Tenant compte du fait que les gouverneur de l’association des Banques Centrales Africaines ont adopté en Tanzanie en 2000 le Programme de la Coopération Monétaire en Afrique (PCMA), dont l’objectif ultime est la création d’une zone monétaire unique en l’an 202, trois phases ont été proposées pour favoriser les échanges des biens et services et l’avènement d’une monnaie unique à l’échelle de la CEEAC :
Objectifs 2007-2008 :
– Création d’une cour des comptes communautaire afin de contrôler la gestion budgétaire des institutions communautaires ;
– Mise en place d’une chambre de compensation d’Afrique Centrale, en vue de faciliter le dénouement des échanges intra communautaires et réduire les risques de dollarisation de la sous région ;
– Signature d’un pacte de stabilité et de croissance entre les Etats membres de la CEEAC, assorti des critères de surveillance multilatérale de 2ème génération (critères édictés par l’association des Banques Centrales Africaines) ;
Critères de premier rang :
– Déficit budgétaire global/PIB, hors dons, inférieur à 3% ;
– Taux d’inflation inférieur à 3% ;
– Réduction au minimum du financement de déficit budgétaire par la Banque Centrale ;
– Réserves extérieures supérieures ou égales à trois mois d’importation des biens et services.
Critères de second rang :
– Pas d’accumulation de nouveaux arriérés de paiement intérieurs et résorption des anciens arriérés en relation avec le secteur public ;
– Ratio recette fiscales /PIB supérieur ou égal à 20% ;
– Ratio masse salariale/recette fiscales totales inférieur à 35% ;
– Maintien de la stabilité du taux de change réel par chaque pays ;
– Apport de 20% au minimum au fonds d’investissement public sur recettes fiscales ;
– Maintien d’un taux d’intérêt réel positif.
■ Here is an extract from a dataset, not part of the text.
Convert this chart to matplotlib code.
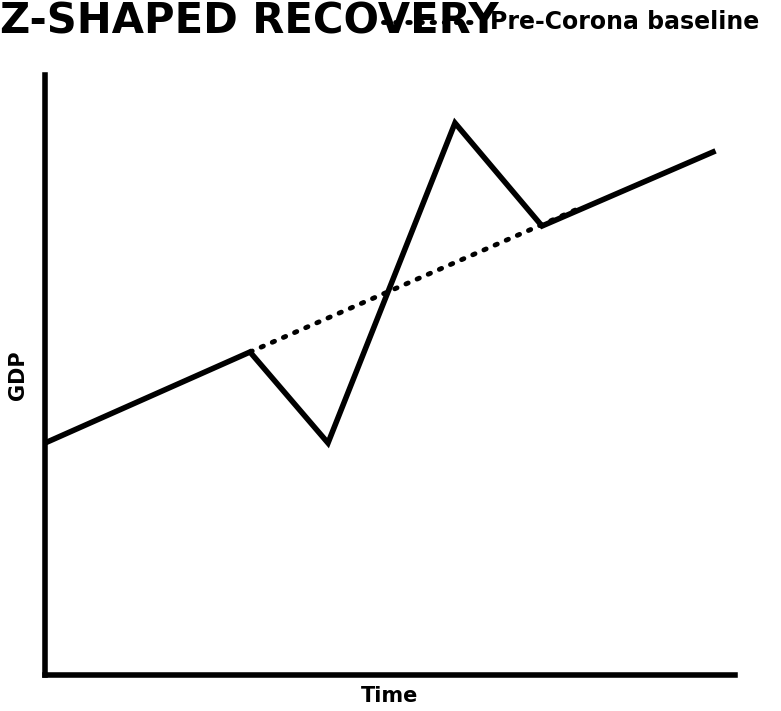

C’est une gageure pour la CEMAC de remorquer la CEEAC dans une Zone de Libre Echange.
Edifiée en 1993 sur les cendres de l’UDEAC, cette institution n’a pas réussi à se mettre en place et à plus forte raison à faire appliquer, par ses Etats membres, toutes les mesures découlant de sa mission, visant à accroître les échanges intra communautaires. Nonobstant la mise en place de quelques instruments de la Zone de Libre Echange tels que :
– Le Tarif Extérieur Commun (TEC), entre 1994 et 2000,
– le certificat de circulation CEMAC pour les produits du crû,
– le Tarif Préférentiel Généralisé (TPG),
– la reforme fiscalo-douanière,
– l’adoption d’une politique des tarifs extérieurs vis à vis des pays tiers.
Le mémorandum d’interprétation de l’article XXIV du GATT/OMC qui fixe à dix ans le délai de réalisation d’une Zone de Libre Echange, remet en cause l’existence effective de la ZLE de la CEMAC. Toute texte ne valant que par sa mise en application.